6th Chancellor of Appalachian State University
- Incumbent
- Assumed office March 1, 2025 Interim: April 19, 2024 – March 1, 2025
- Preceded by: Sheri Everts

Personal details
- Education: James Madison University (BBA), Penn. State (M.S., PhD)

= Heather Hulburt Norris =

American academic

Heather Hulburt Norris is an American academic and educator who has served as the chancellor of Appalachian State University in North Carolina since March 1, 2025. She previously held the position in an interim capacity beginning in April 2024.

== Early life and education ==
Norris began her higher education at James Madison University, where she earned a Bachelor of Business Administration. She later completed a Master of Science in Finance and a Ph.D. at Pennsylvania State University. After graduating, Norris served as an assistant professor of finance at Bowling Green State University from 1995 to 1997 and at West Virginia University from 1997 to 2003. She also held a position as a visiting assistant professor of finance at Pennsylvania State University from 2000 to 2001.

== Appalachian State University career ==
In 2003, Norris joined Appalachian State University as an assistant professor in the Walker College of Business’ Department of Finance, Banking and Insurance. She became assistant dean for undergraduate programs in 2005 and interim dean in 2015. She became the seventh dean of the Walker College of Business in 2016. During her tenure, the college grew its fundraising by nearly 70%, securing three endowed professorships and undergoing a major remodeling.

She became provost and executive vice chancellor on an interim basis in 2020 and fully in 2021.

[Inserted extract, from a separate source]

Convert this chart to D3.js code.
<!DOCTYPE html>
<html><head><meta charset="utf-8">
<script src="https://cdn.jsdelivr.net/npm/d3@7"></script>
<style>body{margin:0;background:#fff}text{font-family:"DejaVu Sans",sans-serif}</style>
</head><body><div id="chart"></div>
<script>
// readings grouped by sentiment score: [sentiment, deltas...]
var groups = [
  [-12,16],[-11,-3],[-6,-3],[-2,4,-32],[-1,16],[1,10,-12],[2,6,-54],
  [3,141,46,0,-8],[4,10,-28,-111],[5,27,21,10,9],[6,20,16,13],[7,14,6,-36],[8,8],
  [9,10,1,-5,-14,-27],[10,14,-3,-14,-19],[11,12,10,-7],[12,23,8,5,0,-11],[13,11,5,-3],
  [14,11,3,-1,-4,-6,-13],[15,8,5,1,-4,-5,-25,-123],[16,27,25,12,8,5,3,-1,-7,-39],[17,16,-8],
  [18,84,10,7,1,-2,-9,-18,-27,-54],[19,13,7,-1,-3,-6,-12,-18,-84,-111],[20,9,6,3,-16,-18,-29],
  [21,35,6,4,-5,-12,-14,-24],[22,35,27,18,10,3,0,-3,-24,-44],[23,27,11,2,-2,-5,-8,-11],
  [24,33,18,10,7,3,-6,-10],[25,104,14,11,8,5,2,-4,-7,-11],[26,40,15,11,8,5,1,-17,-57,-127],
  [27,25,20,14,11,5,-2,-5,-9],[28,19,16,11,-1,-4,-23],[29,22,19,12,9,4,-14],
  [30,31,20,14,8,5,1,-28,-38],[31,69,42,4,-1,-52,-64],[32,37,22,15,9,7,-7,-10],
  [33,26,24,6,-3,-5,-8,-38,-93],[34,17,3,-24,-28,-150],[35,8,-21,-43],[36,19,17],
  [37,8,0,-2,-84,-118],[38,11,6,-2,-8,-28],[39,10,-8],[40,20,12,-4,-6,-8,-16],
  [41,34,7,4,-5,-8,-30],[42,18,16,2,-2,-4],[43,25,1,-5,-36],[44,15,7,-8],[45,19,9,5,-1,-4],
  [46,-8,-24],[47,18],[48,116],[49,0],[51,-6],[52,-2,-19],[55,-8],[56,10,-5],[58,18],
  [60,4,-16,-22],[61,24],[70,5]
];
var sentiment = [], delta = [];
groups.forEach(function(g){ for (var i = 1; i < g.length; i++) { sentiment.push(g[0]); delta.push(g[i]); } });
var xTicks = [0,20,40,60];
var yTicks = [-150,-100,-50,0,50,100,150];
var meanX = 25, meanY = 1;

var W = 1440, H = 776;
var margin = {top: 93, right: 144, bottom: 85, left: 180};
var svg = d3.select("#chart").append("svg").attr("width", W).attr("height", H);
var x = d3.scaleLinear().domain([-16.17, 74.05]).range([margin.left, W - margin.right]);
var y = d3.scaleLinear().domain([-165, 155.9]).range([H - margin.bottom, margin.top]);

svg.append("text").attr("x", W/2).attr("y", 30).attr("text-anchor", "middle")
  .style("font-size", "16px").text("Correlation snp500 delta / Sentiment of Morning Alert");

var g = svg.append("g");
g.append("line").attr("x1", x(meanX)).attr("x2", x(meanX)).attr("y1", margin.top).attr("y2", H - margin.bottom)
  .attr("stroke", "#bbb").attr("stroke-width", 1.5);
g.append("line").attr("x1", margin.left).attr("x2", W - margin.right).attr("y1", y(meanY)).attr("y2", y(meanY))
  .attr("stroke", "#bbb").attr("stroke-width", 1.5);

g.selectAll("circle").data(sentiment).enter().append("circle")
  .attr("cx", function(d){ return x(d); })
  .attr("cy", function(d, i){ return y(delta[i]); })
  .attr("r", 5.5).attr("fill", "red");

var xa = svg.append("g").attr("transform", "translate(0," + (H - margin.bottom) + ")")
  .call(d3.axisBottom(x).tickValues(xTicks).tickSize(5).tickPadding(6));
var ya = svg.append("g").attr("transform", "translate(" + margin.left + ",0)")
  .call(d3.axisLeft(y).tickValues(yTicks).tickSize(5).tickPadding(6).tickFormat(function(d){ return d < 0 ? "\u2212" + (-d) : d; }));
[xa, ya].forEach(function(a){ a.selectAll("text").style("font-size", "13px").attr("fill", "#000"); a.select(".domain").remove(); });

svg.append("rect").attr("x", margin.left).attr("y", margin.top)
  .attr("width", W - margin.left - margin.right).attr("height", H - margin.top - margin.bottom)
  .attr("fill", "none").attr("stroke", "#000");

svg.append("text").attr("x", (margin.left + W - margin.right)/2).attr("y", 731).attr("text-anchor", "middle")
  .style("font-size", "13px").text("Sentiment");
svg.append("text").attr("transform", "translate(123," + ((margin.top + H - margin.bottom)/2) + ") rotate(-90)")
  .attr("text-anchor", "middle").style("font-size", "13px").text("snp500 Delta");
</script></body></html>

On April 19, 2024, University of North Carolina system president Peter Hans announced her appointment as interim chancellor, succeeding Sheri Everts. While Norris was serving as interim chancellor, Appalachian State University earned an R2 Carnegie Classification, indicating high research activity and doctoral degree production.

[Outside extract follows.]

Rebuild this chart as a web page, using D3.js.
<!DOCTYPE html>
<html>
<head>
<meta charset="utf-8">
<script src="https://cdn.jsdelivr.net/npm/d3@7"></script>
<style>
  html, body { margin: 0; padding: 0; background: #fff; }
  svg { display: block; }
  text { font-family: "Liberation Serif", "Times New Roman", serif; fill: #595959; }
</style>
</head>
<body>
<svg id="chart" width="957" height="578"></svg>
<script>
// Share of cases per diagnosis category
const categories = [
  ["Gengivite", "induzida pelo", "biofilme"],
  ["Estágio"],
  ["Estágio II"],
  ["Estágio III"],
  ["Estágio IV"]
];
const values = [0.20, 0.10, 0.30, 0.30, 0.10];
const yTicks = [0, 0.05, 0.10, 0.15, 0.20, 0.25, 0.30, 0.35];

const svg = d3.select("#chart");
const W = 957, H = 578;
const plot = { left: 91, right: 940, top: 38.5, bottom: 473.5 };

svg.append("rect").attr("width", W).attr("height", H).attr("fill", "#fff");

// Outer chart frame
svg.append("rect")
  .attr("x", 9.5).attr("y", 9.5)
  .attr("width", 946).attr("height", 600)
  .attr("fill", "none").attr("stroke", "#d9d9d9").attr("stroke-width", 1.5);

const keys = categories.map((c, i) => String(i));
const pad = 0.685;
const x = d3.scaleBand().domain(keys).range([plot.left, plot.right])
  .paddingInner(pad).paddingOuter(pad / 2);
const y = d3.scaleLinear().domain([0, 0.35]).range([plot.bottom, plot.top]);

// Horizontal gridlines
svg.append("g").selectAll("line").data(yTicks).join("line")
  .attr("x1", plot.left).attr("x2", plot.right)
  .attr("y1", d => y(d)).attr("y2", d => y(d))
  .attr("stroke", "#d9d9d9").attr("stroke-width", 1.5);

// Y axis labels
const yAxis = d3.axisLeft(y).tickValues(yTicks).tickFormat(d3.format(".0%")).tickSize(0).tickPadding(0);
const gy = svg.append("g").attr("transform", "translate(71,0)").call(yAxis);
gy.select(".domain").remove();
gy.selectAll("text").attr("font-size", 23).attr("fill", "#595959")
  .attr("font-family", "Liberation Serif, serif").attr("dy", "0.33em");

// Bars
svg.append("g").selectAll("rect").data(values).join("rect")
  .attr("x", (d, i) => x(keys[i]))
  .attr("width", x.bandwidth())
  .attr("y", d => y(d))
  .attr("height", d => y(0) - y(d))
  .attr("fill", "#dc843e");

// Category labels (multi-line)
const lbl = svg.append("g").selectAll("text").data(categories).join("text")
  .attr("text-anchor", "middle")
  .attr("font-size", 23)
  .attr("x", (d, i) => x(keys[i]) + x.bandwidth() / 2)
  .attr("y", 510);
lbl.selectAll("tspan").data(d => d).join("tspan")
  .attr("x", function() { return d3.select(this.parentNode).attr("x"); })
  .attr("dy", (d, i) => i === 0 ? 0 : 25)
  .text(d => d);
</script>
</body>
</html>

During her tenure as interim chancellor, Norris also led the university’s response to Hurricane Helene, which struck Boone, North Carolina, the home of Appalachian State University, in late September 2024. The university canceled classes for approximately three weeks due to the storm’s impact. UNC System President Peter Hans described Norris as a “steady and healing presence through the very difficult months” following the storm.

On February 27, 2025, Norris was named the permanent chancellor of Appalachian State University, with her appointment taking effect on March 1, 2025.

== Personal life ==
Norris and her husband, Robert, a 1987 Appalachian State University alumnus and former staff member at Appalachian State University, have one daughter, Emma.